Auch Beerdigungen haben gute Seiten
08.02.2025 KolumneBeerdigungen können schön traurig oder traurig schön sein. Es hängt ganz davon ab, in welcher Funktion man an ihnen teilnimmt. Als nicht direktes Mitglied der Trauerfamilie kann der Anlass sogar entspannend sein. Man erhält Raum und Zeit, die Gedanken schweifen zu lassen. ...
Beerdigungen können schön traurig oder traurig schön sein. Es hängt ganz davon ab, in welcher Funktion man an ihnen teilnimmt. Als nicht direktes Mitglied der Trauerfamilie kann der Anlass sogar entspannend sein. Man erhält Raum und Zeit, die Gedanken schweifen zu lassen. Es gibt keine Ablenkung durch Smartphones, Pushnachrichten und dergleichen.
Ist einem die gestorbene Person gänzlich unbekannt, lernt man sie im vorgelesenen Lebenslauf kennen; zumindest erstellt man in der Vorstellung ein Bild von ihr. Was hat sie gern gemacht, wo hat sie gelebt und gearbeitet? Was bleibt den Hinterbliebenen besonders im Gedächtnis? Feine Zwischentöne in der Abdankungsrede lassen herausfordernde Phasen, selbst Konflikte in der Familie erahnen. Aus dem Verhalten der Gäste erschliesst sich der Betrachterin einiges aus den unterschiedlichen Beziehungen und Verhältnissen, die zwischen den einzelnen bestanden haben und bestehen.
Eindringlich vorgetragene Bibelstellen dringen tief ins Bewusstsein, das im Alltag dafür oft weniger empfänglich ist. Die Erkenntnis, dass diese alten Worte sehr aktuellen Bezug zum Hier und Jetzt haben, schreckt auf und stellt vielleicht unangenehme Fragen zum eigenen Sein.
Kleine Geschichten machen den Menschen aus
Der Abdankung folgt in der Regel das gemütliche Beisammensein, wo der Dahingeschiedene in Geschichten und Anekdoten noch einmal auflebt. Meist ist die Stimmung erst gedrückt und zurückhaltend; es wird leise gesprochen respektive geflüstert. So sicher wie das Amen in der Kirche, kommt der Moment, wo die lustigen Begebenheiten bis hin zu Witzen erzählt werden. Ereignisse, die zwar etwas am Glanz des Verstorbenen kratzen, ihn dafür umso menschlicher zeigen, werden in der kleiner werdenden Runde zum Besten gegeben. Eine wunderbare Gelegenheit, sich versöhnlich und im Guten zu verabschieden und sich fortan den (noch) Lebenden zu widmen, und mit ihnen möglichst viele gute Erlebnisse zu teilen.

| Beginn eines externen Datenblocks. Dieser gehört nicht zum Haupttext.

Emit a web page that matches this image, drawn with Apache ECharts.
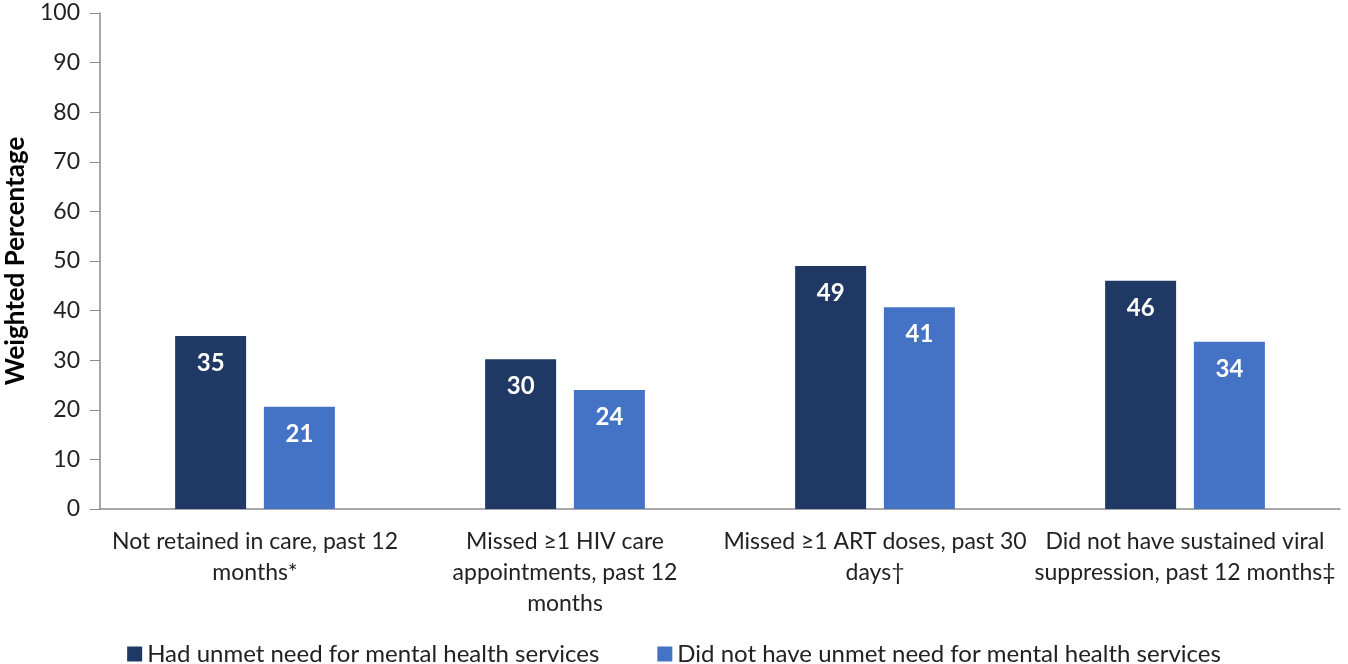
<!DOCTYPE html>
<html>
<head>
<meta charset="utf-8">
<script src="https://cdn.jsdelivr.net/npm/echarts@6/dist/echarts.min.js"></script>
<style>
    html, body { margin: 0; padding: 0; background: #fff; }
    #main { width: 1348px; height: 664px; }
</style>
</head>
<body>
<div id="main"></div>
<script>
// 分类与数据
var categories = [
    'Not retained in care, past 12\nmonths*',
    'Missed \u22651 HIV care\nappointments, past 12\nmonths',
    'Missed \u22651 ART doses, past 30\ndays\u2020',
    'Did not have sustained viral\nsuppression, past 12 months\u2021'
]
var hadUnmet = [34.9, 30.2, 49.0, 46.0]   // Had unmet need
var noUnmet = [20.6, 24.0, 40.7, 33.7]    // Did not have unmet need
var seriesNames = ['Had unmet need for mental health services', 'Did not have unmet need for mental health services']

var chart = echarts.init(document.getElementById('main'))
var font = 'Lato'

var labelCfg = {
    show: true,
    position: 'insideTop',
    distance: 15,
    color: '#fff',
    fontWeight: 'bold',
    fontSize: 24,
    fontFamily: font,
    formatter: function (p) { return Math.round(p.value) }
}

option = {
    backgroundColor: '#fff',
    animation: false,
    grid: {
        left: 100,
        right: 8,
        top: 13,
        bottom: 155,
        outerBoundsMode: 'none',
        containLabel: false
    },
    legend: {
        top: 637,
        left: 'center',
        icon: 'rect',
        itemWidth: 15,
        itemHeight: 15,
        itemGap: 58,
        textStyle: { fontSize: 24, fontFamily: font, color: '#222' },
        data: seriesNames
    },
    xAxis: {
        type: 'category',
        data: categories,
        axisTick: { show: false },
        axisLine: { lineStyle: { color: '#8c8c8c', width: 1.5 } },
        axisLabel: {
            interval: 0,
            margin: 17,
            fontSize: 23,
            lineHeight: 31,
            fontFamily: font,
            color: '#222'
        }
    },
    yAxis: {
        type: 'value',
        min: 0,
        max: 100,
        interval: 10,
        name: 'Weighted Percentage',
        nameLocation: 'middle',
        nameGap: 70,
        nameTextStyle: { fontSize: 26, fontWeight: 'bold', fontFamily: font, color: '#000' },
        splitLine: { show: false },
        axisLine: { show: true, lineStyle: { color: '#8c8c8c', width: 1.5 } },
        axisTick: { show: true, length: 10, lineStyle: { color: '#8c8c8c' } },
        axisLabel: { fontSize: 23, fontFamily: font, color: '#222', margin: 20 }
    },
    series: [
        {
            name: seriesNames[0],
            type: 'bar',
            data: hadUnmet,
            barWidth: 71,
            barGap: '25%',
            itemStyle: { color: '#203864' },
            label: labelCfg
        },
        {
            name: seriesNames[1],
            type: 'bar',
            data: noUnmet,
            barWidth: 71,
            itemStyle: { color: '#4472C4' },
            label: labelCfg
        }
    ]
}

chart.setOption(option)
</script>
</body>
</html>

Man sieht nur mit dem Herzen gut
Die Worte aus der Predigt hallen nach. Nur was wir aus Liebe tun, werde Wirkung zeigen, alles andere sei nutzlos. Wie ist das gemeint? Auf welche Bereiche des Lebens bezieht sich das Gesagte? Der Schreibenden scheint eine konsequente Umsetzung unmöglich. Vieles im Alltag ist schlicht notwendig, erledigt zu werden, nicht mehr und nicht weniger. Manches davon wird ungern abgearbeitet, manches lieber oder gar mit Freude ausgeführt. Allem unvoreingenommen mit Liebe zu begegnen: eine unerreichbare Forderung. Man denke dabei nur an den Zahnarzttermin und die Steuererklärung! Oder an die Gefühle beim Konsumieren der Meldungen in den Nachrichtenkanälen, bei denen einem alles andere als liebevolle Gedanken durch den Kopf gehen.
Trotzdem ist es lohnend, sich die Worte aus der Erzählung «Der kleine Prinz» von Antoine de Saint-Exupéry wieder einmal ins Gedächtnis zu rufen: «Man sieht nur mit dem Herzen gut. Das Wesentliche ist für die Augen unsichtbar.»